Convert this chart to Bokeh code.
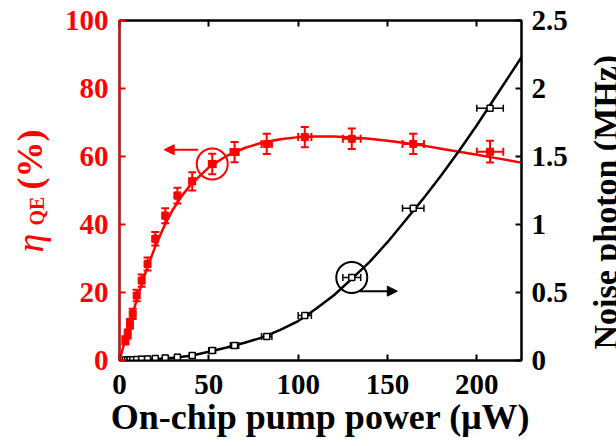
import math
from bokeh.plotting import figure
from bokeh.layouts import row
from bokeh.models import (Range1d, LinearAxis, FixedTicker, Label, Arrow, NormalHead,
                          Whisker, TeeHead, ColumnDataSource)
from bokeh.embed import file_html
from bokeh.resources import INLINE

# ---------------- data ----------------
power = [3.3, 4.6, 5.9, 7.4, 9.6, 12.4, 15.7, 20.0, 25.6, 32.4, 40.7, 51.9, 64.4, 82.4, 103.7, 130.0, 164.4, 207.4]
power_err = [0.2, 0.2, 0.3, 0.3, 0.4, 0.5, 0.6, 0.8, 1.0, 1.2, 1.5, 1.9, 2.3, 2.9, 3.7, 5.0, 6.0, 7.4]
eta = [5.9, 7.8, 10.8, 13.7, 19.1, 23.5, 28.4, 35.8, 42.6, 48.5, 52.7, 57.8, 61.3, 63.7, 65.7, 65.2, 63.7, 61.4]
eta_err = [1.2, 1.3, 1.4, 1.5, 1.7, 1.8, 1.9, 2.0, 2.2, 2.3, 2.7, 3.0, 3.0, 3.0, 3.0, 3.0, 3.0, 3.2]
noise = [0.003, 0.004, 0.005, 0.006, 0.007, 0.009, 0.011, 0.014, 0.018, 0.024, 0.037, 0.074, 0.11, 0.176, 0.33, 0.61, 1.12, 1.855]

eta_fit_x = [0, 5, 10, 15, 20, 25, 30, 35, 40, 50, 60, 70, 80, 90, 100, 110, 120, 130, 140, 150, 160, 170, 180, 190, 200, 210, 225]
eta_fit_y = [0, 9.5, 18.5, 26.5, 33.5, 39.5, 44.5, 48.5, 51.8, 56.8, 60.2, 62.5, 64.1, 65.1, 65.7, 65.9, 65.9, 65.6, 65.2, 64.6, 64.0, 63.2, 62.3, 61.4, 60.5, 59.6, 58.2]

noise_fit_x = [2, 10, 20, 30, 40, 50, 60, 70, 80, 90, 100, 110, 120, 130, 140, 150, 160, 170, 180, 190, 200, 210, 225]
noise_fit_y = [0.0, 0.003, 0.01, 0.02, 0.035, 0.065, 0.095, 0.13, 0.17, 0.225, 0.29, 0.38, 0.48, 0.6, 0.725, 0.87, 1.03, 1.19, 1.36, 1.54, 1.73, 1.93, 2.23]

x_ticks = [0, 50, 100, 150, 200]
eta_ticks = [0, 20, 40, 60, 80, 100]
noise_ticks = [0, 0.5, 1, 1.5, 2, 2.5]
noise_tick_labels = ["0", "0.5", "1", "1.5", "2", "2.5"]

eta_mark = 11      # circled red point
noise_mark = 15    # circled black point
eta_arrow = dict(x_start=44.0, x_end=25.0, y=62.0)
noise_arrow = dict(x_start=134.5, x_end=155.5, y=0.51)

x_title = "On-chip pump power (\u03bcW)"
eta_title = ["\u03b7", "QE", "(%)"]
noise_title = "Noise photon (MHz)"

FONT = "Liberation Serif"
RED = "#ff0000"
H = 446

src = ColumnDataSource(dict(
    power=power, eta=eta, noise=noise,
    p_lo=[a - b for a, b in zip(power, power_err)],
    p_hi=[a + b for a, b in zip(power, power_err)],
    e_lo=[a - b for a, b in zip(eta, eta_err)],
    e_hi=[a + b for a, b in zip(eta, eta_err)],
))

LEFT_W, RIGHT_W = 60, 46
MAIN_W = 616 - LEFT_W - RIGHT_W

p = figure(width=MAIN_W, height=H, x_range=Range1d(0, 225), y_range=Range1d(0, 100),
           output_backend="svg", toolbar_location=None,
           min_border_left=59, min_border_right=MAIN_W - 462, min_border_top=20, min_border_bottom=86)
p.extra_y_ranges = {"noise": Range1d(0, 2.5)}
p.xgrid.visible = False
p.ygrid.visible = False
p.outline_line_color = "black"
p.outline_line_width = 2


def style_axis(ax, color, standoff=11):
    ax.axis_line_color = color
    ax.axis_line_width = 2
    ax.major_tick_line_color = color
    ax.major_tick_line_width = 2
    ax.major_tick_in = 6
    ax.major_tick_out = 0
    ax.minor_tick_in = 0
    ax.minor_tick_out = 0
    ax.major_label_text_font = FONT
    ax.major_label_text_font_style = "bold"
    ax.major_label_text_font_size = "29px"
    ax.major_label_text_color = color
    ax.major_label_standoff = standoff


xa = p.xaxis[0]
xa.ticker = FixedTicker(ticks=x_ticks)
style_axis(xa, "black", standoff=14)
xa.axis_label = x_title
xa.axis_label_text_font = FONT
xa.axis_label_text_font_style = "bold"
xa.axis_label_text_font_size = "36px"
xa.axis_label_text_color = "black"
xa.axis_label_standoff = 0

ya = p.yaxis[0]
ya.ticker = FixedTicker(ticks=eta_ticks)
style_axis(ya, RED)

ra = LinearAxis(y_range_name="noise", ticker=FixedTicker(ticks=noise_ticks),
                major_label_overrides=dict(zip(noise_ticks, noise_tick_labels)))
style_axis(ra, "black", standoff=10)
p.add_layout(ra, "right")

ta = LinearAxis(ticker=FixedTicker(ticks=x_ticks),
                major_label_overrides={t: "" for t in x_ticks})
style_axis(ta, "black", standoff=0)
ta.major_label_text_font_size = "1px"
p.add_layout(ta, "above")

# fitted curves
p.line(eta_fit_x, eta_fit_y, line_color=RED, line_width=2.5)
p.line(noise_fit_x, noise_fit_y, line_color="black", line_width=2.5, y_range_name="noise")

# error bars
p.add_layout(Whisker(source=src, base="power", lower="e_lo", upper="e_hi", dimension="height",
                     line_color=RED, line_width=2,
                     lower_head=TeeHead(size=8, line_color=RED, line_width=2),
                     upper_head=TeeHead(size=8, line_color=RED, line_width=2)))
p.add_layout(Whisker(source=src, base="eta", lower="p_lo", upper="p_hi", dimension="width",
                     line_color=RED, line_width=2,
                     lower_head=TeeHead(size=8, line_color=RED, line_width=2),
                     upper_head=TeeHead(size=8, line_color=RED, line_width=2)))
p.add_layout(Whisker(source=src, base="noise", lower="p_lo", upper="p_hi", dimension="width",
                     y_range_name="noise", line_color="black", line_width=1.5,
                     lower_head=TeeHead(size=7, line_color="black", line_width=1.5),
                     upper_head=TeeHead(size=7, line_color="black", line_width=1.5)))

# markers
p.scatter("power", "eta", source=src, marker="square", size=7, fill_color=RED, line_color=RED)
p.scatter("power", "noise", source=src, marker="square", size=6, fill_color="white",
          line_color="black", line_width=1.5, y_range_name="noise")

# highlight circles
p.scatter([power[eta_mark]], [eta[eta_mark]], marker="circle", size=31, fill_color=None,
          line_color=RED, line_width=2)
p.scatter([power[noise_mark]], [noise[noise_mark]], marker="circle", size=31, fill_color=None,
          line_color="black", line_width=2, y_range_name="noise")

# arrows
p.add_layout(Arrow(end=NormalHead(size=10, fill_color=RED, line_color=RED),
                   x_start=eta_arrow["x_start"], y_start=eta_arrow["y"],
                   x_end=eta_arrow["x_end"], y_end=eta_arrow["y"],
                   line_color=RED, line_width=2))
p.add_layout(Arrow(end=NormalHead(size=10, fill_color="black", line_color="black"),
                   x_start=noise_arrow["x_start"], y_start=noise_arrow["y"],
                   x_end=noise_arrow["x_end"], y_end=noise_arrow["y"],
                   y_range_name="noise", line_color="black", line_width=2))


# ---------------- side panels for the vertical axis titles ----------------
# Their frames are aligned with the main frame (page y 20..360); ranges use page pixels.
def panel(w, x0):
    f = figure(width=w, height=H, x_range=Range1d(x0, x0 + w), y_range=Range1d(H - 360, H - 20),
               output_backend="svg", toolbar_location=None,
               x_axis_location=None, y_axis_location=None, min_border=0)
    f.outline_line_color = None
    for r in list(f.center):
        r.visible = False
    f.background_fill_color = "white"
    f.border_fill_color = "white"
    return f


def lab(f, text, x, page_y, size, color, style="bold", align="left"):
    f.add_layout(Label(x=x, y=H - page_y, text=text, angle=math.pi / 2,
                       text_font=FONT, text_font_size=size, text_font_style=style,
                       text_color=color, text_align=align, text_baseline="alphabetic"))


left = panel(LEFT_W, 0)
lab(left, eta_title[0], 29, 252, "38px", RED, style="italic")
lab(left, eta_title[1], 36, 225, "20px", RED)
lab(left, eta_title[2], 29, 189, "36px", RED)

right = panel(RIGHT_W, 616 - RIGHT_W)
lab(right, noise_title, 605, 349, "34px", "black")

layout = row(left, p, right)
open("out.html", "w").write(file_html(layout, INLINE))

○ ○ ○ ○ ○

[Work instructions] Repeat exactly and only the lines from the start of the data above through the line that holds "0.61, 1.12, 1.855]", inclusive. Pictures do not belong in the copy.

[Response to this exercise]
Convert this chart to Bokeh code.
import math
from bokeh.plotting import figure
from bokeh.layouts import row
from bokeh.models import (Range1d, LinearAxis, FixedTicker, Label, Arrow, NormalHead,
                          Whisker, TeeHead, ColumnDataSource)
from bokeh.embed import file_html
from bokeh.resources import INLINE

# ---------------- data ----------------
power = [3.3, 4.6, 5.9, 7.4, 9.6, 12.4, 15.7, 20.0, 25.6, 32.4, 40.7, 51.9, 64.4, 82.4, 103.7, 130.0, 164.4, 207.4]
power_err = [0.2, 0.2, 0.3, 0.3, 0.4, 0.5, 0.6, 0.8, 1.0, 1.2, 1.5, 1.9, 2.3, 2.9, 3.7, 5.0, 6.0, 7.4]
eta = [5.9, 7.8, 10.8, 13.7, 19.1, 23.5, 28.4, 35.8, 42.6, 48.5, 52.7, 57.8, 61.3, 63.7, 65.7, 65.2, 63.7, 61.4]
eta_err = [1.2, 1.3, 1.4, 1.5, 1.7, 1.8, 1.9, 2.0, 2.2, 2.3, 2.7, 3.0, 3.0, 3.0, 3.0, 3.0, 3.0, 3.2]
noise = [0.003, 0.004, 0.005, 0.006, 0.007, 0.009, 0.011, 0.014, 0.018, 0.024, 0.037, 0.074, 0.11, 0.176, 0.33, 0.61, 1.12, 1.855]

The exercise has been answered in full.